[start of COLLECTED DATA]

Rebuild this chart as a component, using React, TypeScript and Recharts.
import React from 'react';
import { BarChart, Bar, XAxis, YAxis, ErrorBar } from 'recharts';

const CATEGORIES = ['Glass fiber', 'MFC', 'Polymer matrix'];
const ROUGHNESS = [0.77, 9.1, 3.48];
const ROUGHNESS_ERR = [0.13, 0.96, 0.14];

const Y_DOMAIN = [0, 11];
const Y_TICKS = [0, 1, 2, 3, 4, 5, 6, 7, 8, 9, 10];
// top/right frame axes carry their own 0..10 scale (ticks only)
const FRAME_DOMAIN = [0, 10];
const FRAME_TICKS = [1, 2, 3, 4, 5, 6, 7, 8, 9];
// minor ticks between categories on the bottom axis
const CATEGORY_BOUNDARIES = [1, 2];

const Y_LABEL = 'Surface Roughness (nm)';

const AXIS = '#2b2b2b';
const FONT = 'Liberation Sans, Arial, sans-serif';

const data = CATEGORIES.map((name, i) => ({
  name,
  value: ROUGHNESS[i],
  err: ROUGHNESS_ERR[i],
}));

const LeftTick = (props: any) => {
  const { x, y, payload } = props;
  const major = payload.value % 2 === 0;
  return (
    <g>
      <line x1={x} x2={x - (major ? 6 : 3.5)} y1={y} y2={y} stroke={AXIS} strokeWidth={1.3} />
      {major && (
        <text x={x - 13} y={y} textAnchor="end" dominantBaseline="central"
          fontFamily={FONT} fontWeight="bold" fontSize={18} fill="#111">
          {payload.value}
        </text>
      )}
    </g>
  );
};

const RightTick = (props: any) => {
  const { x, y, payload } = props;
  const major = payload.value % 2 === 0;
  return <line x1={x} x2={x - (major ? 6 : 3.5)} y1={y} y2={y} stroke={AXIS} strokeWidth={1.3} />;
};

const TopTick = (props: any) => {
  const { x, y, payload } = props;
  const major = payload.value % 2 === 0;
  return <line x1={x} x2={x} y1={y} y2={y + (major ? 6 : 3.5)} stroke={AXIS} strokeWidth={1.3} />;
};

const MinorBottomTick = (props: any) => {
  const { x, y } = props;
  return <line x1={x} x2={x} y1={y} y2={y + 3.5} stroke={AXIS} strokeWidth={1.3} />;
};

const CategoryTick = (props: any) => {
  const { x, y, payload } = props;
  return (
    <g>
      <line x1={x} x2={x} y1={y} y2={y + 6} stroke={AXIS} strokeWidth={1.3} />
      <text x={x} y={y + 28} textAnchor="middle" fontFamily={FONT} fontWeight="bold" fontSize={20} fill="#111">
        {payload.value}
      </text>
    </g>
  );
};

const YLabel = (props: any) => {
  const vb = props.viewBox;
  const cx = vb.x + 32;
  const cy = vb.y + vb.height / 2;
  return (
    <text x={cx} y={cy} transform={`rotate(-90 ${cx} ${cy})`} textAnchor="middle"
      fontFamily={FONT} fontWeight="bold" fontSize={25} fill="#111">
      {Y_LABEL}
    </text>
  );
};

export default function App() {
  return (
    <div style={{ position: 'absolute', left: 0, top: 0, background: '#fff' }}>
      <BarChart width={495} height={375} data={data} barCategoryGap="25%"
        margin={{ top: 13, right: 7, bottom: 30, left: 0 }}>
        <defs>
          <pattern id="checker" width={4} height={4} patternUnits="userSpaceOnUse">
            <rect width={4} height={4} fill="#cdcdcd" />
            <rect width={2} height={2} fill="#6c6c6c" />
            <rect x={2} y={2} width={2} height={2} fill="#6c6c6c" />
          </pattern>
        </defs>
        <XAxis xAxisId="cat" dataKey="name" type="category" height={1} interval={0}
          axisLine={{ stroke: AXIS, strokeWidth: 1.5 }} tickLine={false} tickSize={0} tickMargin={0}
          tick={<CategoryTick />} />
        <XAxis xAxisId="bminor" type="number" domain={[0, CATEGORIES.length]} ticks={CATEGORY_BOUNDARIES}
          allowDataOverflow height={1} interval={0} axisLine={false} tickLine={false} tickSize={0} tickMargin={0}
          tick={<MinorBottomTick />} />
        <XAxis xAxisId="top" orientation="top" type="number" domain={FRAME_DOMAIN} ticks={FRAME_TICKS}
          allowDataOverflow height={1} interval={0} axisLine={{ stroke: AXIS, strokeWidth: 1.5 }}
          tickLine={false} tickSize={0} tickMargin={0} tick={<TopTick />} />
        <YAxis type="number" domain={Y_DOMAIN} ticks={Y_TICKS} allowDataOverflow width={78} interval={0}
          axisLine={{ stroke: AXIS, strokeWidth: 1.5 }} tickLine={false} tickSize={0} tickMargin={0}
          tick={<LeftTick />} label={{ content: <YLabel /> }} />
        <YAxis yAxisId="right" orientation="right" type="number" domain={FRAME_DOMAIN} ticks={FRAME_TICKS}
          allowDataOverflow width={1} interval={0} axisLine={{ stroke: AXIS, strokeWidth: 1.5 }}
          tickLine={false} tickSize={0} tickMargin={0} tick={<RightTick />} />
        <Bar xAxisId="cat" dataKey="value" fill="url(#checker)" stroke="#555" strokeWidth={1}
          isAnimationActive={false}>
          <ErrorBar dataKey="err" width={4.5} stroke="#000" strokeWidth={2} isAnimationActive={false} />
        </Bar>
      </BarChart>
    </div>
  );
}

[end of COLLECTED DATA]

» WHAT TO WORK ON: Output all of the material, please, exactly as it stands.

» RESULT BELOW:
Rebuild this chart as a component, using React, TypeScript and Recharts.
import React from 'react';
import { BarChart, Bar, XAxis, YAxis, ErrorBar } from 'recharts';

const CATEGORIES = ['Glass fiber', 'MFC', 'Polymer matrix'];
const ROUGHNESS = [0.77, 9.1, 3.48];
const ROUGHNESS_ERR = [0.13, 0.96, 0.14];

const Y_DOMAIN = [0, 11];
const Y_TICKS = [0, 1, 2, 3, 4, 5, 6, 7, 8, 9, 10];
// top/right frame axes carry their own 0..10 scale (ticks only)
const FRAME_DOMAIN = [0, 10];
const FRAME_TICKS = [1, 2, 3, 4, 5, 6, 7, 8, 9];
// minor ticks between categories on the bottom axis
const CATEGORY_BOUNDARIES = [1, 2];

const Y_LABEL = 'Surface Roughness (nm)';

const AXIS = '#2b2b2b';
const FONT = 'Liberation Sans, Arial, sans-serif';

const data = CATEGORIES.map((name, i) => ({
  name,
  value: ROUGHNESS[i],
  err: ROUGHNESS_ERR[i],
}));

const LeftTick = (props: any) => {
  const { x, y, payload } = props;
  const major = payload.value % 2 === 0;
  return (
    <g>
      <line x1={x} x2={x - (major ? 6 : 3.5)} y1={y} y2={y} stroke={AXIS} strokeWidth={1.3} />
      {major && (
        <text x={x - 13} y={y} textAnchor="end" dominantBaseline="central"
          fontFamily={FONT} fontWeight="bold" fontSize={18} fill="#111">
          {payload.value}
        </text>
      )}
    </g>
  );
};

const RightTick = (props: any) => {
  const { x, y, payload } = props;
  const major = payload.value % 2 === 0;
  return <line x1={x} x2={x - (major ? 6 : 3.5)} y1={y} y2={y} stroke={AXIS} strokeWidth={1.3} />;
};

const TopTick = (props: any) => {
  const { x, y, payload } = props;
  const major = payload.value % 2 === 0;
  return <line x1={x} x2={x} y1={y} y2={y + (major ? 6 : 3.5)} stroke={AXIS} strokeWidth={1.3} />;
};

const MinorBottomTick = (props: any) => {
  const { x, y } = props;
  return <line x1={x} x2={x} y1={y} y2={y + 3.5} stroke={AXIS} strokeWidth={1.3} />;
};

const CategoryTick = (props: any) => {
  const { x, y, payload } = props;
  return (
    <g>
      <line x1={x} x2={x} y1={y} y2={y + 6} stroke={AXIS} strokeWidth={1.3} />
      <text x={x} y={y + 28} textAnchor="middle" fontFamily={FONT} fontWeight="bold" fontSize={20} fill="#111">
        {payload.value}
      </text>
    </g>
  );
};

const YLabel = (props: any) => {
  const vb = props.viewBox;
  const cx = vb.x + 32;
  const cy = vb.y + vb.height / 2;
  return (
    <text x={cx} y={cy} transform={`rotate(-90 ${cx} ${cy})`} textAnchor="middle"
      fontFamily={FONT} fontWeight="bold" fontSize={25} fill="#111">
      {Y_LABEL}
    </text>
  );
};

export default function App() {
  return (
    <div style={{ position: 'absolute', left: 0, top: 0, background: '#fff' }}>
      <BarChart width={495} height={375} data={data} barCategoryGap="25%"
        margin={{ top: 13, right: 7, bottom: 30, left: 0 }}>
        <defs>
          <pattern id="checker" width={4} height={4} patternUnits="userSpaceOnUse">
            <rect width={4} height={4} fill="#cdcdcd" />
            <rect width={2} height={2} fill="#6c6c6c" />
            <rect x={2} y={2} width={2} height={2} fill="#6c6c6c" />
          </pattern>
        </defs>
        <XAxis xAxisId="cat" dataKey="name" type="category" height={1} interval={0}
          axisLine={{ stroke: AXIS, strokeWidth: 1.5 }} tickLine={false} tickSize={0} tickMargin={0}
          tick={<CategoryTick />} />
        <XAxis xAxisId="bminor" type="number" domain={[0, CATEGORIES.length]} ticks={CATEGORY_BOUNDARIES}
          allowDataOverflow height={1} interval={0} axisLine={false} tickLine={false} tickSize={0} tickMargin={0}
          tick={<MinorBottomTick />} />
        <XAxis xAxisId="top" orientation="top" type="number" domain={FRAME_DOMAIN} ticks={FRAME_TICKS}
          allowDataOverflow height={1} interval={0} axisLine={{ stroke: AXIS, strokeWidth: 1.5 }}
          tickLine={false} tickSize={0} tickMargin={0} tick={<TopTick />} />
        <YAxis type="number" domain={Y_DOMAIN} ticks={Y_TICKS} allowDataOverflow width={78} interval={0}
          axisLine={{ stroke: AXIS, strokeWidth: 1.5 }} tickLine={false} tickSize={0} tickMargin={0}
          tick={<LeftTick />} label={{ content: <YLabel /> }} />
        <YAxis yAxisId="right" orientation="right" type="number" domain={FRAME_DOMAIN} ticks={FRAME_TICKS}
          allowDataOverflow width={1} interval={0} axisLine={{ stroke: AXIS, strokeWidth: 1.5 }}
          tickLine={false} tickSize={0} tickMargin={0} tick={<RightTick />} />
        <Bar xAxisId="cat" dataKey="value" fill="url(#checker)" stroke="#555" strokeWidth={1}
          isAnimationActive={false}>
          <ErrorBar dataKey="err" width={4.5} stroke="#000" strokeWidth={2} isAnimationActive={false} />
        </Bar>
      </BarChart>
    </div>
  );
}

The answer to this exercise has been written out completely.